● **Data for the task**
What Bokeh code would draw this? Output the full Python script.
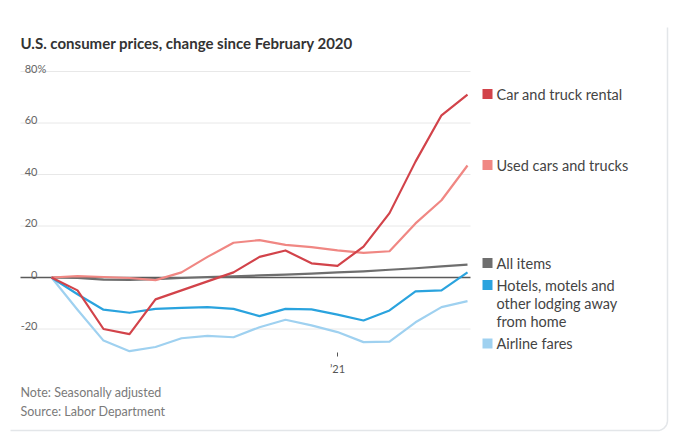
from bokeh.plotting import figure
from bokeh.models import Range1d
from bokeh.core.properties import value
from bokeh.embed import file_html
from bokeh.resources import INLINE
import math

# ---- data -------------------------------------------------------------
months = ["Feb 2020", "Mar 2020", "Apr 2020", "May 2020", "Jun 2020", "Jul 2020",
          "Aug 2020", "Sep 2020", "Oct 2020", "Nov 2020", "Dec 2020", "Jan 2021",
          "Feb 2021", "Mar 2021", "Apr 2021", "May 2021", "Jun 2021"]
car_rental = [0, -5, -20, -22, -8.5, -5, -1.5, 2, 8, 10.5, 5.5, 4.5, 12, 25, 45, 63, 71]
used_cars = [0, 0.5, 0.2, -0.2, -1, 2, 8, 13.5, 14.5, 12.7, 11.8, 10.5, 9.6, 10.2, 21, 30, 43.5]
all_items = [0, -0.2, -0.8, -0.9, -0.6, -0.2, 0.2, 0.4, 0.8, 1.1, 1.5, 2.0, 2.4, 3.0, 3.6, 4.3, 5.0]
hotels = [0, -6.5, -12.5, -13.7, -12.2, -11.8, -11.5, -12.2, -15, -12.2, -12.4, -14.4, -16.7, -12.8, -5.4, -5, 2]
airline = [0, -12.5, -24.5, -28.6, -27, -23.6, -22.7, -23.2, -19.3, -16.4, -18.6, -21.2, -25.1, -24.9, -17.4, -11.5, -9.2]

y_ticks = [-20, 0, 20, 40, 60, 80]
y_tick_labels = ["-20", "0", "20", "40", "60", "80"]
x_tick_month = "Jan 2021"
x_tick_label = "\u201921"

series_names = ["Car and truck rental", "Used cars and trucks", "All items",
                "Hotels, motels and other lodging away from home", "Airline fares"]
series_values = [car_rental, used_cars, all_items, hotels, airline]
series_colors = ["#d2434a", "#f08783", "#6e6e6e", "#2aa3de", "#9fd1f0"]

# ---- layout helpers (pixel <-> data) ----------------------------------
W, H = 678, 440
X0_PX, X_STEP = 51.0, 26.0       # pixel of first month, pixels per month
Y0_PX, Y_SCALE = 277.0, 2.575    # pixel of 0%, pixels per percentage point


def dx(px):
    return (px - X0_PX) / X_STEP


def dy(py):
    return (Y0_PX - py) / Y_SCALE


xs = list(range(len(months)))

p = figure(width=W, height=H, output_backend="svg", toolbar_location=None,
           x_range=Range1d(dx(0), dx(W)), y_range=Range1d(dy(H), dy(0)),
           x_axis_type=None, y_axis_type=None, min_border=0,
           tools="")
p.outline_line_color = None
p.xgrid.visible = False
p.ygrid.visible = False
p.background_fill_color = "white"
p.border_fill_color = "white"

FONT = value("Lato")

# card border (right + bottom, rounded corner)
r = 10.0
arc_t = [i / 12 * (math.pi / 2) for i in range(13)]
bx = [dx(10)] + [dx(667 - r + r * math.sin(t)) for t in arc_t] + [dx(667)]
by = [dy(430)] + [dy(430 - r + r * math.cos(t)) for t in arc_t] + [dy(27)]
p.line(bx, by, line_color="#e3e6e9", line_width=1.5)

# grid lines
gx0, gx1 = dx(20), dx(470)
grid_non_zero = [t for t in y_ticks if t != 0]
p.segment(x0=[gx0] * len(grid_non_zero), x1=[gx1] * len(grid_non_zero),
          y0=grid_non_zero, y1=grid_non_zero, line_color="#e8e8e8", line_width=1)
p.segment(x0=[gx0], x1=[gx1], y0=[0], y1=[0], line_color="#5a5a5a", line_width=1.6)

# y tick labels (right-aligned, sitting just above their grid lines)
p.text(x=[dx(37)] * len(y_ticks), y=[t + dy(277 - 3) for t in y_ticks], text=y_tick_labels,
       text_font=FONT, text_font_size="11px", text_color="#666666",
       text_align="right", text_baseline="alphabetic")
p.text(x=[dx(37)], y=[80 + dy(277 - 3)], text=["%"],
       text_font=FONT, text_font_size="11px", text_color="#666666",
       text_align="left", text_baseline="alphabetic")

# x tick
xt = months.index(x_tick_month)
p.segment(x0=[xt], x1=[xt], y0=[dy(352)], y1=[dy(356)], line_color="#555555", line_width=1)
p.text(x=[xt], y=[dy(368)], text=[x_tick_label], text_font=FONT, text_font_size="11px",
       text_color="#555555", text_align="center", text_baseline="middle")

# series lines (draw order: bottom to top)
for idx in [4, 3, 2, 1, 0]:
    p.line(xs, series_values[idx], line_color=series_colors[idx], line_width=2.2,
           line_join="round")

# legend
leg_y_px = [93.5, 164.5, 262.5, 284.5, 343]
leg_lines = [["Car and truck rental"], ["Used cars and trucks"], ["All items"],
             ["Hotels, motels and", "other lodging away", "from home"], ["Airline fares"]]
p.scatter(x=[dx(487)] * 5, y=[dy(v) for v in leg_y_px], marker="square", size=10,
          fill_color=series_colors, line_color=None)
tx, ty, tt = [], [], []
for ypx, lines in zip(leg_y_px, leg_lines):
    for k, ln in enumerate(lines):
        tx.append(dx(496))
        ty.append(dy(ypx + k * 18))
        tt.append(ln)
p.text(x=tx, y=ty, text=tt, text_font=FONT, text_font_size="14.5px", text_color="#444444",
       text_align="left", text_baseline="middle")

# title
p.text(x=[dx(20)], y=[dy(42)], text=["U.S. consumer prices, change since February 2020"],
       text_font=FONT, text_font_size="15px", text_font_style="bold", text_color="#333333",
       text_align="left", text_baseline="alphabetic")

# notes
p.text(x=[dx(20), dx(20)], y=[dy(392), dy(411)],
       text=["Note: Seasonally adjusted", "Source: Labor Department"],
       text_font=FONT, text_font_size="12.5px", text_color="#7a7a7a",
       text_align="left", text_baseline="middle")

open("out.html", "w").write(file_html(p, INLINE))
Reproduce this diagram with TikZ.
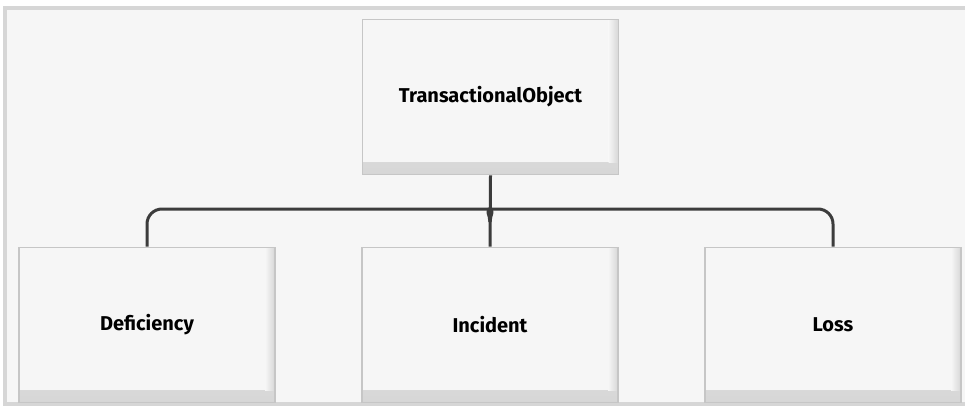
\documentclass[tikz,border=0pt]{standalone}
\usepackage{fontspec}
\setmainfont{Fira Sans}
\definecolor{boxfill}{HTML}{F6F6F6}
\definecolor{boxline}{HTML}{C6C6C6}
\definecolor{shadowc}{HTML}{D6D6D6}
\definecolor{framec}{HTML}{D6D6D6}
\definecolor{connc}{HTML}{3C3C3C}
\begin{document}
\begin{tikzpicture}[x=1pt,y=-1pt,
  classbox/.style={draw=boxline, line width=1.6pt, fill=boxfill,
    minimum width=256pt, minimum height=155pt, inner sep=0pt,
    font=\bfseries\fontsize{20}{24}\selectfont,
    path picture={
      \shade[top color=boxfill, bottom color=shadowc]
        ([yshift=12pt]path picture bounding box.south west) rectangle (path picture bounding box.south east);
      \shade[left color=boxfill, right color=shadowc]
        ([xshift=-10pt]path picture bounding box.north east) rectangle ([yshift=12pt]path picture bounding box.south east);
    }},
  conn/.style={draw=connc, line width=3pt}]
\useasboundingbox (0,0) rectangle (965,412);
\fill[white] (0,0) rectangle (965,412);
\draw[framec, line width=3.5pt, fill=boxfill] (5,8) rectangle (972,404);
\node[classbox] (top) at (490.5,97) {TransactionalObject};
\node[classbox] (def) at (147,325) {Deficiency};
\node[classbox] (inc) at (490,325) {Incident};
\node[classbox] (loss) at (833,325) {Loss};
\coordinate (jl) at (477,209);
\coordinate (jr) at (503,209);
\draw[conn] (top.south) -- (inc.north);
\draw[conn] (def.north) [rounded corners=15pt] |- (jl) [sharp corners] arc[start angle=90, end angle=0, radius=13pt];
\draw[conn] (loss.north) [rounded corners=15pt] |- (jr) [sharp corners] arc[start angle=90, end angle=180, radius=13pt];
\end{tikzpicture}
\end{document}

● **Work to do**
Reproduce every entry word for word, but skip any pictures.

● **Task response**
What Bokeh code would draw this? Output the full Python script.
from bokeh.plotting import figure
from bokeh.models import Range1d
from bokeh.core.properties import value
from bokeh.embed import file_html
from bokeh.resources import INLINE
import math

# ---- data -------------------------------------------------------------
months = ["Feb 2020", "Mar 2020", "Apr 2020", "May 2020", "Jun 2020", "Jul 2020",
          "Aug 2020", "Sep 2020", "Oct 2020", "Nov 2020", "Dec 2020", "Jan 2021",
          "Feb 2021", "Mar 2021", "Apr 2021", "May 2021", "Jun 2021"]
car_rental = [0, -5, -20, -22, -8.5, -5, -1.5, 2, 8, 10.5, 5.5, 4.5, 12, 25, 45, 63, 71]
used_cars = [0, 0.5, 0.2, -0.2, -1, 2, 8, 13.5, 14.5, 12.7, 11.8, 10.5, 9.6, 10.2, 21, 30, 43.5]
all_items = [0, -0.2, -0.8, -0.9, -0.6, -0.2, 0.2, 0.4, 0.8, 1.1, 1.5, 2.0, 2.4, 3.0, 3.6, 4.3, 5.0]
hotels = [0, -6.5, -12.5, -13.7, -12.2, -11.8, -11.5, -12.2, -15, -12.2, -12.4, -14.4, -16.7, -12.8, -5.4, -5, 2]
airline = [0, -12.5, -24.5, -28.6, -27, -23.6, -22.7, -23.2, -19.3, -16.4, -18.6, -21.2, -25.1, -24.9, -17.4, -11.5, -9.2]

y_ticks = [-20, 0, 20, 40, 60, 80]
y_tick_labels = ["-20", "0", "20", "40", "60", "80"]
x_tick_month = "Jan 2021"
x_tick_label = "\u201921"

series_names = ["Car and truck rental", "Used cars and trucks", "All items",
                "Hotels, motels and other lodging away from home", "Airline fares"]
series_values = [car_rental, used_cars, all_items, hotels, airline]
series_colors = ["#d2434a", "#f08783", "#6e6e6e", "#2aa3de", "#9fd1f0"]

# ---- layout helpers (pixel <-> data) ----------------------------------
W, H = 678, 440
X0_PX, X_STEP = 51.0, 26.0       # pixel of first month, pixels per month
Y0_PX, Y_SCALE = 277.0, 2.575    # pixel of 0%, pixels per percentage point


def dx(px):
    return (px - X0_PX) / X_STEP


def dy(py):
    return (Y0_PX - py) / Y_SCALE


xs = list(range(len(months)))

p = figure(width=W, height=H, output_backend="svg", toolbar_location=None,
           x_range=Range1d(dx(0), dx(W)), y_range=Range1d(dy(H), dy(0)),
           x_axis_type=None, y_axis_type=None, min_border=0,
           tools="")
p.outline_line_color = None
p.xgrid.visible = False
p.ygrid.visible = False
p.background_fill_color = "white"
p.border_fill_color = "white"

FONT = value("Lato")

# card border (right + bottom, rounded corner)
r = 10.0
arc_t = [i / 12 * (math.pi / 2) for i in range(13)]
bx = [dx(10)] + [dx(667 - r + r * math.sin(t)) for t in arc_t] + [dx(667)]
by = [dy(430)] + [dy(430 - r + r * math.cos(t)) for t in arc_t] + [dy(27)]
p.line(bx, by, line_color="#e3e6e9", line_width=1.5)

# grid lines
gx0, gx1 = dx(20), dx(470)
grid_non_zero = [t for t in y_ticks if t != 0]
p.segment(x0=[gx0] * len(grid_non_zero), x1=[gx1] * len(grid_non_zero),
          y0=grid_non_zero, y1=grid_non_zero, line_color="#e8e8e8", line_width=1)
p.segment(x0=[gx0], x1=[gx1], y0=[0], y1=[0], line_color="#5a5a5a", line_width=1.6)

# y tick labels (right-aligned, sitting just above their grid lines)
p.text(x=[dx(37)] * len(y_ticks), y=[t + dy(277 - 3) for t in y_ticks], text=y_tick_labels,
       text_font=FONT, text_font_size="11px", text_color="#666666",
       text_align="right", text_baseline="alphabetic")
p.text(x=[dx(37)], y=[80 + dy(277 - 3)], text=["%"],
       text_font=FONT, text_font_size="11px", text_color="#666666",
       text_align="left", text_baseline="alphabetic")

# x tick
xt = months.index(x_tick_month)
p.segment(x0=[xt], x1=[xt], y0=[dy(352)], y1=[dy(356)], line_color="#555555", line_width=1)
p.text(x=[xt], y=[dy(368)], text=[x_tick_label], text_font=FONT, text_font_size="11px",
       text_color="#555555", text_align="center", text_baseline="middle")

# series lines (draw order: bottom to top)
for idx in [4, 3, 2, 1, 0]:
    p.line(xs, series_values[idx], line_color=series_colors[idx], line_width=2.2,
           line_join="round")

# legend
leg_y_px = [93.5, 164.5, 262.5, 284.5, 343]
leg_lines = [["Car and truck rental"], ["Used cars and trucks"], ["All items"],
             ["Hotels, motels and", "other lodging away", "from home"], ["Airline fares"]]
p.scatter(x=[dx(487)] * 5, y=[dy(v) for v in leg_y_px], marker="square", size=10,
          fill_color=series_colors, line_color=None)
tx, ty, tt = [], [], []
for ypx, lines in zip(leg_y_px, leg_lines):
    for k, ln in enumerate(lines):
        tx.append(dx(496))
        ty.append(dy(ypx + k * 18))
        tt.append(ln)
p.text(x=tx, y=ty, text=tt, text_font=FONT, text_font_size="14.5px", text_color="#444444",
       text_align="left", text_baseline="middle")

# title
p.text(x=[dx(20)], y=[dy(42)], text=["U.S. consumer prices, change since February 2020"],
       text_font=FONT, text_font_size="15px", text_font_style="bold", text_color="#333333",
       text_align="left", text_baseline="alphabetic")

# notes
p.text(x=[dx(20), dx(20)], y=[dy(392), dy(411)],
       text=["Note: Seasonally adjusted", "Source: Labor Department"],
       text_font=FONT, text_font_size="12.5px", text_color="#7a7a7a",
       text_align="left", text_baseline="middle")

open("out.html", "w").write(file_html(p, INLINE))
Reproduce this diagram with TikZ.
\documentclass[tikz,border=0pt]{standalone}
\usepackage{fontspec}
\setmainfont{Fira Sans}
\definecolor{boxfill}{HTML}{F6F6F6}
\definecolor{boxline}{HTML}{C6C6C6}
\definecolor{shadowc}{HTML}{D6D6D6}
\definecolor{framec}{HTML}{D6D6D6}
\definecolor{connc}{HTML}{3C3C3C}
\begin{document}
\begin{tikzpicture}[x=1pt,y=-1pt,
  classbox/.style={draw=boxline, line width=1.6pt, fill=boxfill,
    minimum width=256pt, minimum height=155pt, inner sep=0pt,
    font=\bfseries\fontsize{20}{24}\selectfont,
    path picture={
      \shade[top color=boxfill, bottom color=shadowc]
        ([yshift=12pt]path picture bounding box.south west) rectangle (path picture bounding box.south east);
      \shade[left color=boxfill, right color=shadowc]
        ([xshift=-10pt]path picture bounding box.north east) rectangle ([yshift=12pt]path picture bounding box.south east);
    }},
  conn/.style={draw=connc, line width=3pt}]
\useasboundingbox (0,0) rectangle (965,412);
\fill[white] (0,0) rectangle (965,412);
\draw[framec, line width=3.5pt, fill=boxfill] (5,8) rectangle (972,404);
\node[classbox] (top) at (490.5,97) {TransactionalObject};
\node[classbox] (def) at (147,325) {Deficiency};
\node[classbox] (inc) at (490,325) {Incident};
\node[classbox] (loss) at (833,325) {Loss};
\coordinate (jl) at (477,209);
\coordinate (jr) at (503,209);
\draw[conn] (top.south) -- (inc.north);
\draw[conn] (def.north) [rounded corners=15pt] |- (jl) [sharp corners] arc[start angle=90, end angle=0, radius=13pt];
\draw[conn] (loss.north) [rounded corners=15pt] |- (jr) [sharp corners] arc[start angle=90, end angle=180, radius=13pt];
\end{tikzpicture}
\end{document}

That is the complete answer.